The officer calls it "the seduction of the 'top-secret' stamp."

That's a common refrain in the intelligence community when the subject of so-called open-source information comes up. It's the kind of anecdote recounted over and over again this week at the intelligence community's second annual conference on the use of open-source information.

Another anecdote involves public information—commonly newspaper reports—that is paraphrased or quoted verbatim and then stamped "classified" to make the report more appealing to superiors.

Yet it's a practice that might be changing. The use of nonclassified information, whether news accounts or other publicly retrievable information, is gaining credibility within the intelligence community. And officials say there can be good reasons for putting some of that open-source information under the secrecy umbrella. "The information might be unclassified but our interest in it is not," Gen. Michael Hayden, head of the CIA, told the conference.

More than 15,000 people in the intelligence community now use the limited-access opensource.gov portal for information. "By using open-source information, we can distribute it more widely among our customers in the State Department than we could if it was classified. Not everyone who works with the State Department has top-secret clearance," says James Bell, acting director of the Office of Research at the State Department's Bureau of Intelligence and Research.

In addition, open-source information is sometimes simply easier to access. Soldiers in Iraq, for instance, occasionally lacking maps of their area of operations in Baghdad, regularly used satellite imagery from Google Earth to plan operations last spring. Also on the intelligence community's radar: the new version of Picasa, a Google-owned application for digital photographs that allows users to use facial recognition software.

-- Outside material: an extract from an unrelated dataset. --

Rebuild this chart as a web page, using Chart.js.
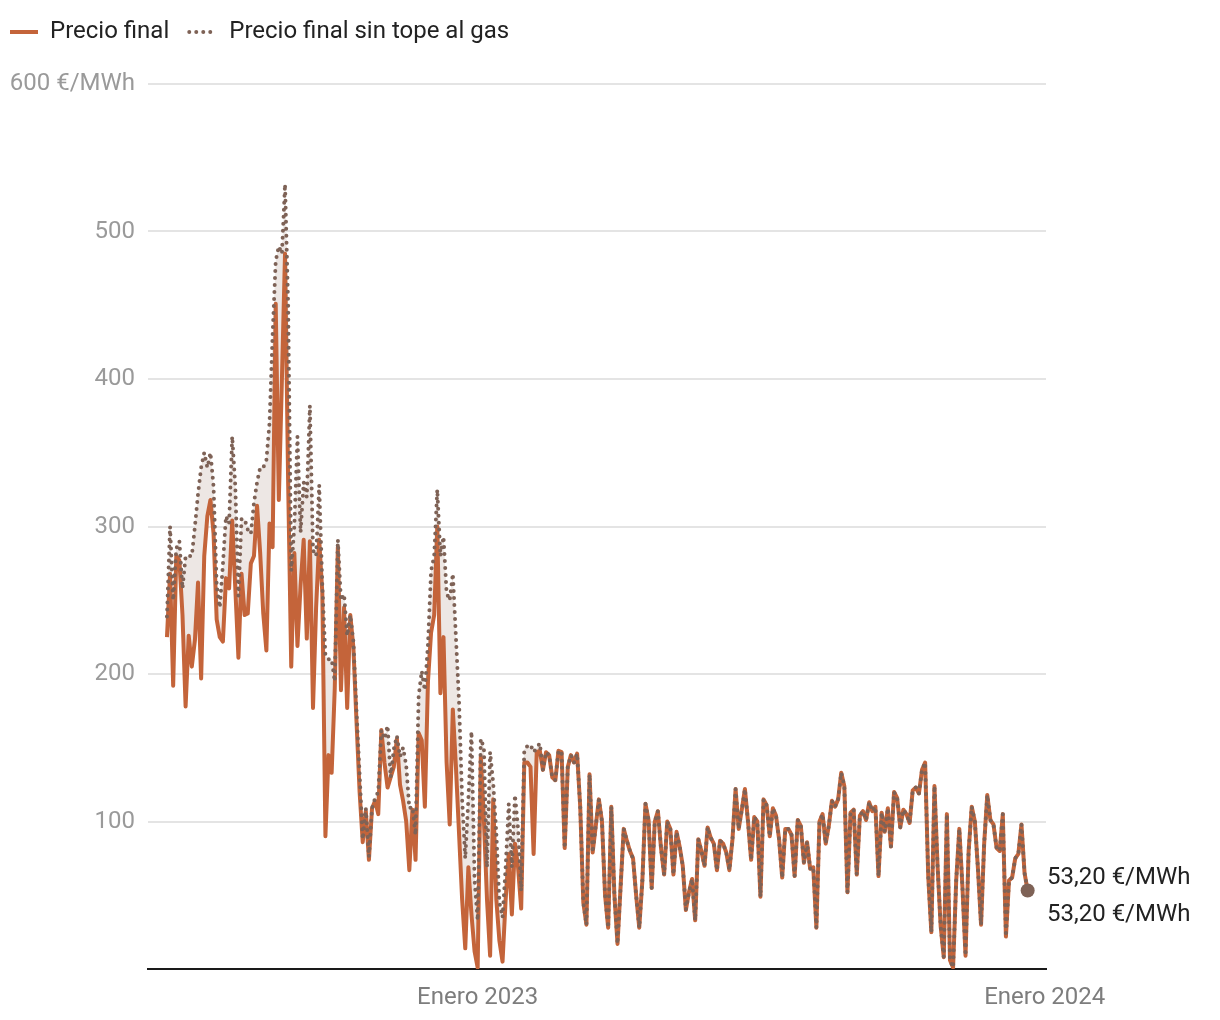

Indeed, the Open Source Center, an office overseen by the director of national intelligence, now has more requests for information than it can handle, according to officials. Says Kim Robinson, a senior executive at from the National Geospatial-Intelligence Agency, "Open source is starting to be institutionalized."

Open-source information is both a curse and a blessing to intelligence professionals. On the one hand, it makes information far more accessible, sometimes more timely, and easier to disseminate. That means that more people can be more informed in a shorter amount of time, even despite concerns about the reliability of some of the information—Wikipedia, for instance.

On the other hand, it means a loss of power for those very intelligence agencies. "The intelligence professional is no longer the most, or the only, authoritative source of information," says Don Burke of the CIA's Directorate of Science and Technology.

Burke's now in charge of Intellipedia, a classified, interservice version of Wikipedia for spies and analysts. When he began at CIA in 1988, Burke says, there were no personal computers on analysts' desktops. Now in its second year, Intellipedia, some of which is open source, has more than 35,000 registered users and some 200,000 pages of information, according to the CIA.